Figure 1.23. Window of five samples
Circular or modulo addressing makes it possible to implement a circular buffer in a Random Access Memory (RAM). As shown in Figure 1.24, it is necessary to have four pieces of information that are the size of the circular buffer L, the address of the base of buffer B, the index pointer of the buffer I and increment (relative integer) M. This addressing uses modular arithmetic where the extent of the values is finite to calculate the pointer addresses. The benefit of using it lies in the fact that a block of L contiguous memory words is addressed by a pointer that uses a modulo addressing L. This means that once a pointer arrives at the end of a buffer, it is reinitialized to point the other end (more precisely, modulo addressing is the capacity to memorize the buffer).
Figure 1.24. Circular buffer
This is conveyed in algorithmic form by:
0 < |M| ≤ L
I ← I + M
if M > 0
then
1 if I ≥ B + L
2 then I ← I - L; buffer overflow or overflow from above
3 end_if
otherwise
1 if I < B
2 then I ← I + L; buffer overflow or overflow from below
3 end_if
4 end_if
Management logic detects a buffer overflow when there is a wraparound. It then generates an interrupt request (see Chapter 5) to warn the handler. This automatic management avoids a costly rearrangement of data by shifting them (Figure 1.25(a)) and a permanent monitoring of the pointer value to know whether it has reached an end of the buffer in order to reinitialize it. It frees useful calculating power for processing. For example, as soon as the top of the buffer is reached, the following sample is stored at its start (Figure 1.25(b)).
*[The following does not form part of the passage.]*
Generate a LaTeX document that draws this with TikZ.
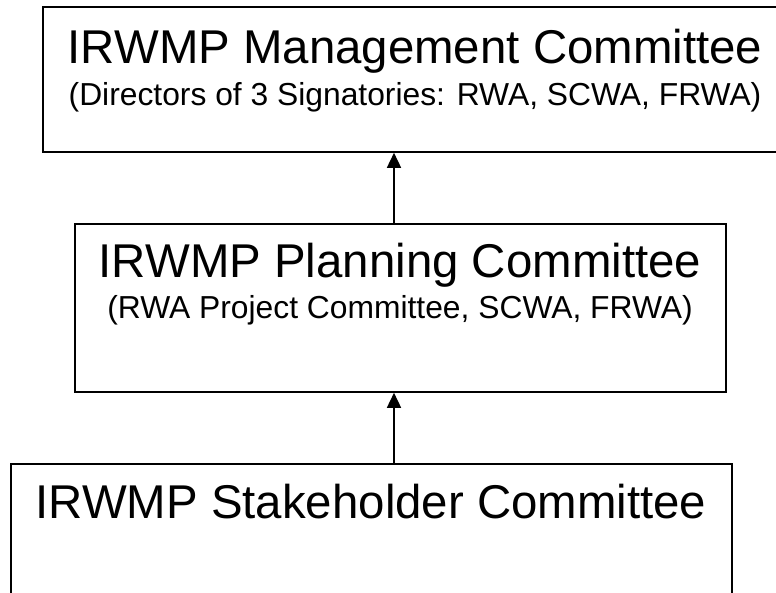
\documentclass[tikz,border=0pt]{standalone}
\usepackage{fontspec}
\setmainfont{Liberation Sans}
\usetikzlibrary{arrows.meta}

\begin{document}
\begin{tikzpicture}[x=1pt,y=-1pt,
  committee/.style={draw,line width=1.6pt,inner sep=0pt},
  headtext/.style={anchor=base,inner sep=0pt,font=\fontsize{47.4}{56}\selectfont},
  subtext/.style={anchor=base,inner sep=0pt,font=\fontsize{31.8}{38}\selectfont},
  uparrow/.style={-{Triangle[length=15pt,width=14pt]},line width=1.6pt}]
\useasboundingbox (0,0) rectangle (776,592);
\clip (0,0) rectangle (776,592);

% Management committee (right side runs off the page)
\node[committee,minimum width=744pt,minimum height=145pt] (mgmt) at (415,79.5) {};
\node[headtext] (mgmttitle) at (415,63) {IRWMP Management Committee};
\node[subtext] (mgmtsub) at (415,105) {(Directors of 3 Signatories: RWA, SCWA, FRWA)};

% Planning committee
\node[committee,minimum width=651pt,minimum height=168pt] (plan) at (400.5,308) {};
\node[headtext] (plantitle) at (400,277) {IRWMP Planning Committee};
\node[subtext] (plansub) at (400,318) {(RWA Project Committee, SCWA, FRWA)};

% Stakeholder committee (bottom runs off the page)
\node[committee,minimum width=721pt,minimum height=156pt] (stake) at (371.5,542) {};
\node[headtext] (staketitle) at (371,518) {IRWMP Stakeholder Committee};

% reporting lines
\coordinate (spine) at (394,0);
\draw[uparrow] (plan.north -| spine) -- (mgmt.south -| spine);
\draw[uparrow] (stake.north -| spine) -- (plan.south -| spine);
\end{tikzpicture}
\end{document}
Figure 1.25. Comparison between linear and circular addressings (from Rao (2001))
The use domain is digital signal filtering carried out by a DSP where digital values, the results of a quantification of an analog signal, are stored in a delay line that can be implemented with a circular buffer in place of carrying out costly temporal shifts. The DSP ADSP-210xx family from Analog Devices uses this mode. One example of use is implementation of a Finite Impulse Response (FIR) described in § V3-5.2.